Modernisierung im Verlag

Die Symbiose wagen!

4. Mai 2017
von Börsenblatt
Neue Technologien können das Bestehende unterstützen und modernisieren. In den Verlagen ist die Zeit deshalb reif für Publishing 4.0, meint Henrieke Schröder. Sie studiert Verlags- und Handelsmanagement an der Hochschule für Technik, Wirtschaft und Kultur in Leipzig. Ihr Beitrag basiert auf einer Studie von zehn HTWK-Studenten zum Thema Publishing 4.0 in Verlagen.

"Publishing 4.0" als Begriff wird in der Buchbranche mittlerweile inflationär genutzt. Doch von einer praktischen Umsetzung dieses Ansatzes sind die Verlage noch weit entfernt. Der Begriff Publishing 4.0 ist angelehnt an das Industrie-4.0-Konzept und bietet Verlagen neue Geschäfts- und Gestaltungsperspektiven, wobei die Optimierung des gesamten Lebenszyklus von Produkten durch die Digitalisierung im Mittelpunkt steht. Die Herausforderung liegt hierbei bei der Kombination von Mensch, Technik und IT im Arbeitsprozess.

Diese theoretische Beschreibung der Erwartung an das doch zugegeben sehr abstrakt klingende Konstrukt Publishing 4.0 verspricht viel: Steigerung der Produktivität und des Outputs, ein hohes Innovationspotenzial und die Realisierung einer optimalen Wertschöpfung.

Doch bei der Etablierung von Publishing-4.0-Prozessen gibt es Risikofaktoren wie fehlende Erfahrung der Mitarbeiter, fehlende Best-Practice-Beispiele, und natürlich ist auch der Kostenfaktor nicht zu unterschätzen; eine ziemlich lange Liste an Argumenten, Publishing 4.0 erst einmal ad acta zu legen und die Theorie den Wissenschaftlern zu überlassen.

Publishing 4.0 ist mit der Mykorrhiza, einer Baum-Pilz-Symbiose, vergleichbar. Bei der Mykorrhiza umhüllt der Pilz die Baumwurzeln und lebt so mit ihm in einer Lebensgemeinschaft, bei der jeder voneinander profitiert; so trägt der Pilz beispielsweise zum Schutz und zum längeren Überleben des Baums bei, wobei der Baum dem Pilz einen Lebensraum bietet.

Die Implementierung digitaler Prozesse in den Verlagsalltag ist auf lange Sicht unausweichlich und wird nicht dazu führen, dass alte Abläufe gänzlich verschwinden. Best-Practice-Beispiele aus der Automobilbranche zeigen, dass die neuen Technologien das Alte unterstützen und zugleich modernisieren. Wie bei der Mykorrhiza bedeutet dies, dass Publishing 4.0 in einer Lebensgemeinschaft mit dem althergebrachten Know-how und Profil des Verlags existieren wird und sowohl die Verlage untereinander als auch die gesamte Buchbranche von diesem schwierigen Schritt profitieren werden.

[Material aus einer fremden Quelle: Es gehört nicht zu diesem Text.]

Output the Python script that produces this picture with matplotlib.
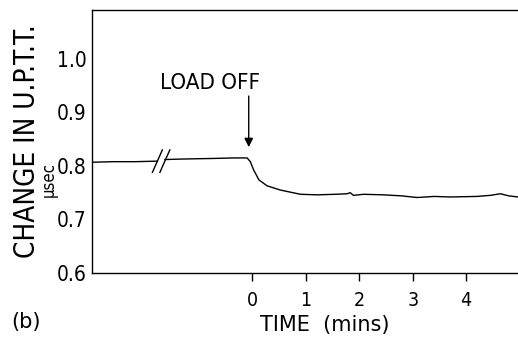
import matplotlib
matplotlib.use("Agg")
import matplotlib.pyplot as plt

#_____________________________DATA_______________________________________#
# before the axis break
t_before = [-3.0, -2.6, -2.2, -1.78]
v_before = [0.807, 0.808, 0.808, 0.809]

# after the axis break: plateau, load off at t=0, then decay
t_after = [-1.64, -1.3, -0.75, -0.35, -0.1, -0.04, 0.02, 0.12, 0.27, 0.52, 0.90,
           1.21, 1.55, 1.77, 1.83, 1.89, 2.08, 2.45, 2.8, 3.08, 3.4, 3.70, 4.2,
           4.45, 4.64, 4.8, 4.97]
v_after = [0.812, 0.813, 0.814, 0.815, 0.815, 0.808, 0.793, 0.774, 0.763, 0.755, 0.747,
           0.746, 0.747, 0.748, 0.750, 0.745, 0.747, 0.746, 0.744, 0.741, 0.743, 0.742, 0.743,
           0.745, 0.748, 0.744, 0.742]

# centres of the two break marks "//"
break_t = [-1.78, -1.64]
break_v = 0.809

y_ticks = [0.6, 0.7, 0.8, 0.9, 1.0]
y_ticklabels = ["0.6", "0.7", "0.8", "0.9", "1.0"]
x_ticks = [0, 1, 2, 3, 4]

#_____________________________PLOT_______________________________________#
plt.rcParams['font.family'] = ['DejaVu Sans']
narrow = dict(fontstretch='condensed')

fig = plt.figure(figsize=(5.18, 3.39), dpi=100)
ax = fig.add_axes([0.178, 0.195, 0.822, 0.776])

ax.plot(t_before, v_before, color='black', lw=1.0)
ax.plot(t_after, v_after, color='black', lw=1.0)

for x0 in break_t:
    ax.plot([x0 - 0.093, x0 + 0.093], [break_v - 0.021, break_v + 0.021],
            color='black', lw=1.0)

ax.annotate("", xy=(-0.07, 0.830), xytext=(-0.07, 0.936),
            arrowprops=dict(arrowstyle='-|>', color='black', lw=1.0,
                            mutation_scale=13))
ax.text(-0.80, 0.955, "LOAD OFF", ha='center', va='center', fontsize=16, **narrow)

ax.set_xlim(-3.0, 4.97)
ax.set_ylim(0.6, 1.092)
ax.set_xticks(x_ticks)
ax.set_yticks(y_ticks)
ax.set_yticklabels(y_ticklabels, **narrow)
ax.set_xticklabels([str(t) for t in x_ticks], **narrow)
ax.tick_params(axis='y', length=0, pad=4, labelsize=15)
ax.tick_params(axis='x', length=6, width=1.0, pad=7, labelsize=14)
ax.spines['right'].set_visible(False)
for s in ('left', 'top', 'bottom'):
    ax.spines[s].set_linewidth(1.0)

fig.text(0.052, 0.584, "CHANGE IN U.P.T.T.", rotation=90, ha='center', va='center',
         fontsize=20, fontweight='light', **narrow)
fig.text(0.095, 0.469, "\u03bcsec", rotation=90, ha='center', va='center', fontsize=12,
         **narrow)
fig.text(0.627, 0.04, "TIME  (mins)", ha='center', va='center', fontsize=15)
fig.text(0.051, 0.05, "(b)", ha='center', va='center', fontsize=15)

fig.savefig("out.png", dpi=100)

Momentan sind die Verlage noch nicht bereit, Publishing 4.0 in ihren Unternehmen als feste Größe zu implementieren. Man möchte rufen: Trauen Sie sich! Eine Veränderung kann Gutes bewirken, und wenn sie zu lange ignoriert wird, entsteht keine Mykorrhiza, sondern vielleicht eine Schmarotzerpflanze, die dem Baum schadet. Angst vor Neuem bewirkt Stillstand.

Die Buchbranche ist über kurz oder lang dazu angehalten, Hemmschwellen gegenüber digitalen Arbeitsprozessen abzubauen und der Theorie auch Raum in der Praxis zu gewähren. Das Buch als ältestes Medium der Welt braucht beste Begleitung, um in der digitalisierten Welt weiterhin auf einen stabilen Absatzmarkt bauen zu können. Publishing 4.0 bietet einen modernen Lösungsweg, den Verlagen unterstützend zur Seite zu stehen.